The Hobbit: An Unexpected Journey

Peter Jackson returns to Middle-earth to spin Tolkien's slender children's book The Hobbit into another three-part adventure fantasy

Nine years after bringing his epic Lord of the Rings trilogy to a triumphant close, Peter Jackson returns to Middle-earth to spin Tolkien’s slender children’s book The Hobbit into another three-part adventure fantasy.

An Unexpected Journey, the first instalment, finds home-loving hobbit Bilbo Baggins (Martin Freeman) drafted by the wizard Gandalf (Ian McKellen) into a company of dwarves seeking to reclaim their lost kingdom.
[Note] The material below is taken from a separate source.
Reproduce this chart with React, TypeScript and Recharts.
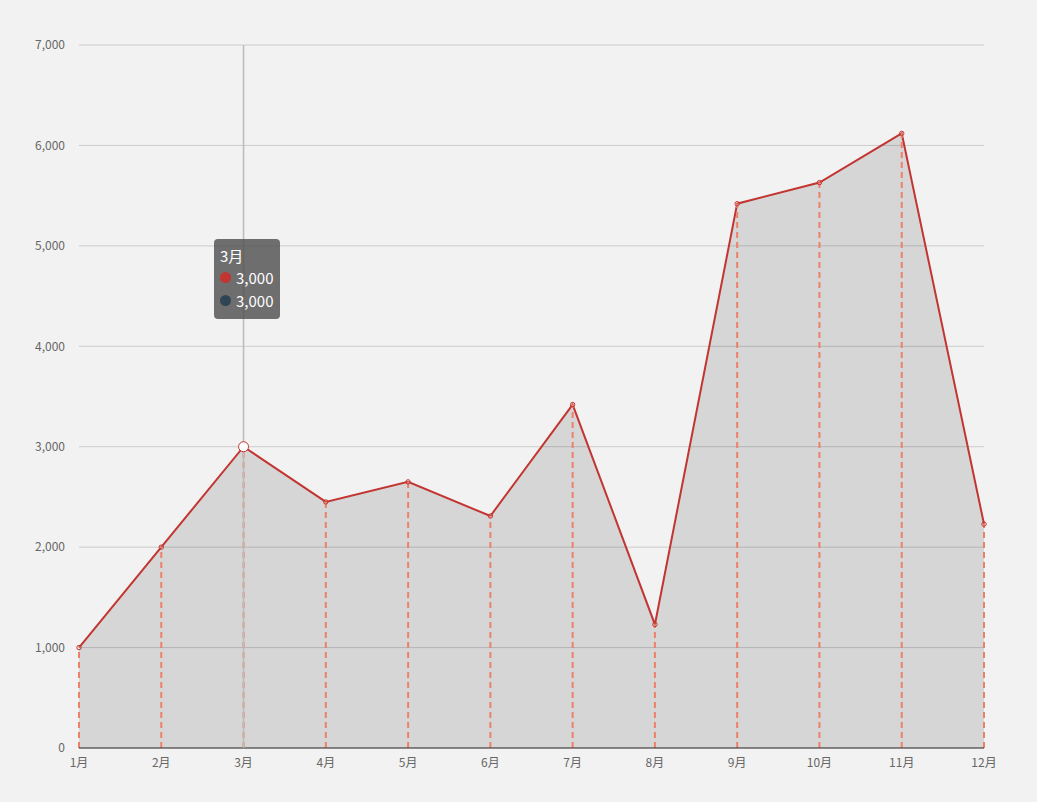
import {
  Area,
  ComposedChart,
  CartesianGrid,
  ReferenceLine,
  Tooltip,
  XAxis,
  YAxis,
} from "recharts";

const months = ["1月", "2月", "3月", "4月", "5月", "6月", "7月", "8月", "9月", "10月", "11月", "12月"];
const sales = [1000, 2000, 3000, 2450, 2650, 2310, 3420, 1230, 5420, 5630, 6120, 2230];
const yTicks = [0, 1000, 2000, 3000, 4000, 5000, 6000, 7000];

const data = months.map((m, i) => ({ month: m, sales: sales[i] }));

const fmt = (v: number) => v.toLocaleString("en-US");

function TipBox({ active, payload, label }: any) {
  if (!active || !payload || !payload.length) return null;
  const v = payload[0].value as number;
  const row = (color: string) => (
    <div style={{ display: "flex", alignItems: "center", height: 23 }}>
      <span
        style={{
          width: 11,
          height: 11,
          borderRadius: 6,
          background: color,
          marginRight: 5,
          display: "inline-block",
        }}
      />
      {fmt(v)}
    </div>
  );
  return (
    <div
      style={{
        background: "rgba(80,80,80,0.82)",
        borderRadius: 4,
        color: "#fff",
        fontSize: 15,
        padding: "7px 7px 7px 6px",
        lineHeight: "20px",
      }}
    >
      <div>{label}</div>
      {row("#c23531")}
      {row("#2f4554")}
    </div>
  );
}

export default function App() {
  return (
    <div
      style={{
        position: "fixed",
        left: 0,
        top: 0,
        width: 1037,
        height: 802,
        background: "#f2f2f2",
        fontFamily: "'Noto Sans CJK SC', 'Noto Sans', sans-serif",
      }}
    >
      <ComposedChart
        width={1037}
        height={802}
        data={data}
        margin={{ top: 45, right: 53, left: 19, bottom: 24 }}
      >
        <CartesianGrid stroke="#cccccc" vertical={false} />
        <Area
          type="linear"
          dataKey="sales"
          stroke="#c23531"
          strokeWidth={2}
          fill="#000"
          fillOpacity={0.115}
          dot={{ r: 2.2, fill: "#fff", stroke: "#c23531", strokeWidth: 1 }}
          activeDot={{ r: 5, fill: "#fff", stroke: "#c23531", strokeWidth: 1 }}
          isAnimationActive={false}
        />
        {data.map((d) => (
          <ReferenceLine
            key={d.month}
            segment={[
              { x: d.month, y: 0 },
              { x: d.month, y: d.sales },
            ]}
            stroke="#f07f6a"
            strokeWidth={2}
            strokeDasharray="6 4"
          />
        ))}
        <XAxis
          dataKey="month"
          tick={{ fontSize: 12, fill: "#666" }}
          tickLine={false}
          axisLine={{ stroke: "#333", strokeWidth: 1 }}
          tickMargin={4}
          interval={0}
          height={30}
        />
        <YAxis
          domain={[0, 7000]}
          ticks={yTicks}
          tickFormatter={fmt}
          tick={{ fontSize: 12, fill: "#666" }}
          tickLine={false}
          axisLine={false}
          width={60}
          tickMargin={8}
        />
        <Tooltip
          content={<TipBox />}
          defaultIndex={2}
          active
          position={{ x: 214, y: 239 }}
          cursor={{ stroke: "#bbb", strokeWidth: 1.5 }}
          isAnimationActive={false}
        />
      </ComposedChart>
    </div>
  );
}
Unfortunately, when the dwarves turn up mob-handed at the hobbit’s cosy home, kicking off a night of boisterous revelry, it takes the best part of an hour to get beyond Bilbo’s front door. And the combination of dwarves, laboured jests and jollity, and familiar faces off the telly turns the occasion into bad panto. Jackson’s decision to shoot the film in High Frame Rate 3D only makes matters worse. The overly slick screen image produced by the higher resolution makes the film look like daytime television.

Things improve when the journey finally gets underway, pitching Bilbo into perilous encounters with trolls, goblins, orcs and, scariest of all, the slimy treacherous Gollum. And there is much that is good about the film. Freeman is perfectly cast as diffident everyman Bilbo; McKellen once more gives Gandalf a wry, whimsical twinkle; and Andy Serkis performs motion-capture marvels as Gollum.

Indeed, the scene in which Bilbo first encounters the cave-dwelling Gollum and bests him in a duel of riddles is the film’s highlight. But at 170 minutes, The Hobbit contains so much unnecessary padding that the patience of all but the most devoted fans will be sorely tested.